In much the same way the Christians hijacked Solstice and Saturnalia and turned them into Christmas while falsely claiming it was ALWAYS a celebration of Christ’s birth, they hijacked our nation’s motto and transformed it from a wonderfully inclusive phrase into a narrow statement of faith that excludes all those who don’t believe in a deity. And now they have the nerve to question the patriotism of American non-believers when, in fact, it was the Christians who rejected and altered the nation’s original motto!

As for my own views on the subject, I think Thomas Jefferson said it best:

“It does me no injury for my neighbor to say there are twenty gods, or no god. It neither picks my pocket nor breaks my leg."

In other words, my neighbor doesn’t need to agree with me to be a good American. He or she simply has to... you know… BE a good American.

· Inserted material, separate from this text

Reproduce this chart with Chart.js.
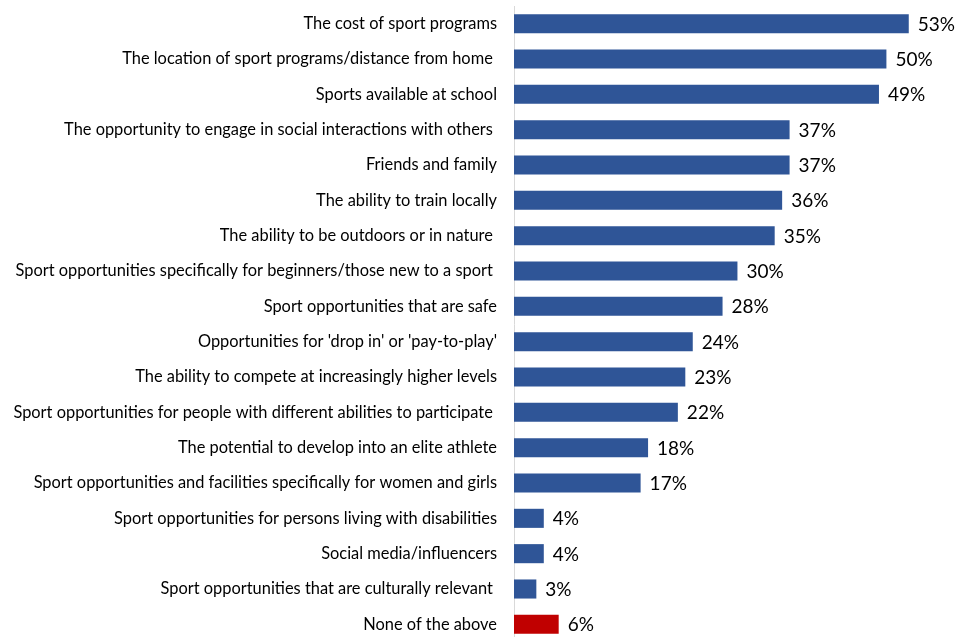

America is at its best when many cultures and ideas come together and people are free to explore them all and choose the ones they believe work best.

And when these many traditions come together, the result is a stronger America.

Or, as that sentiment would be expressed in Latin: E Pluribus Unum.

1 comment:

  1. Your post reminds me of this column laying out a pretty strong argument that the Pledge of Allegiance is un-American.

    I think you should email it to your sister.